Jamie Carragher has taken aim at Boris Johnson after the Prime Minister spoke out against the controversial European Super League.

Carragher's former club Liverpool have joined five other Premier League sides – Arsenal, Chelsea, Manchester City, Manchester United and Tottenham – in announcing their intention to join the breakaway league, with the move condemned by football supporters.

The clubs released a joint statement on Sunday in which they insisted that the proposal would be good for the game, but that suggestion has largely been met with disdain from supporters of all clubs, including those involved.

Amid suggestions that the clubs were acting out of greed, Johnson was asked about the plans on a campaign visit to Gloucestershire on Monday.

He told reporters: "I don't like the look of these proposals.

"We are going to look at everything that we can do with the football authorities to make sure that this doesn't go ahead in the way that it's currently being proposed.

"I don't think that it's good news for fans, I don't think it's good news for football in this country."

Johnson added that big football clubs are more than just "great global brands", saying: "They're also clubs that have originated historically from their towns, from their cities, from their local communities. They should have a link with those fans, and with the fan base in their community.
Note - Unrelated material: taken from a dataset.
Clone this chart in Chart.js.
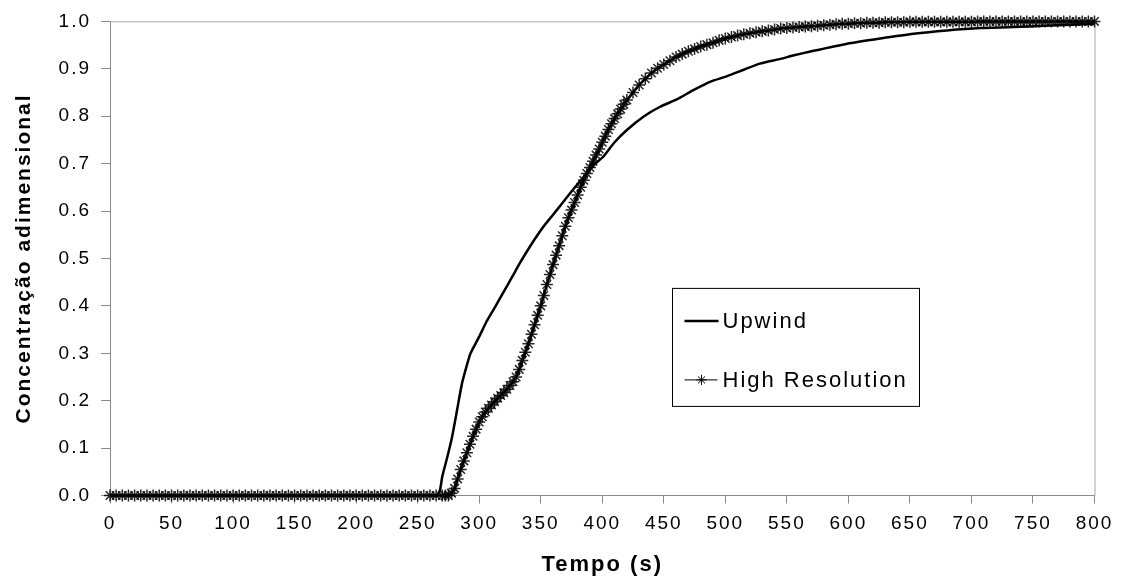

"So it is very, very important that that continues to be the case.

"I don't like the look of these proposals, and we'll be consulting about what we can do."

Carragher didn't like seeing Johnson involve himself in football though, and quote tweeting The Mirror's story he wrote: "Stay out of this you charlatan @BorisJohnson your mates are giving their mates billion pound contracts!

"And don’t even mention football supporters after a magazine edited by you crucified Liverpool supporters after Hillsborough."

Johnson was editor of the Spectator magazine when an article he published in 2004 blamed the Hillsborough disaster on "drunken fans", and claimed that the city of Liverpool was "hooked on grief" and wallowed in a victim status.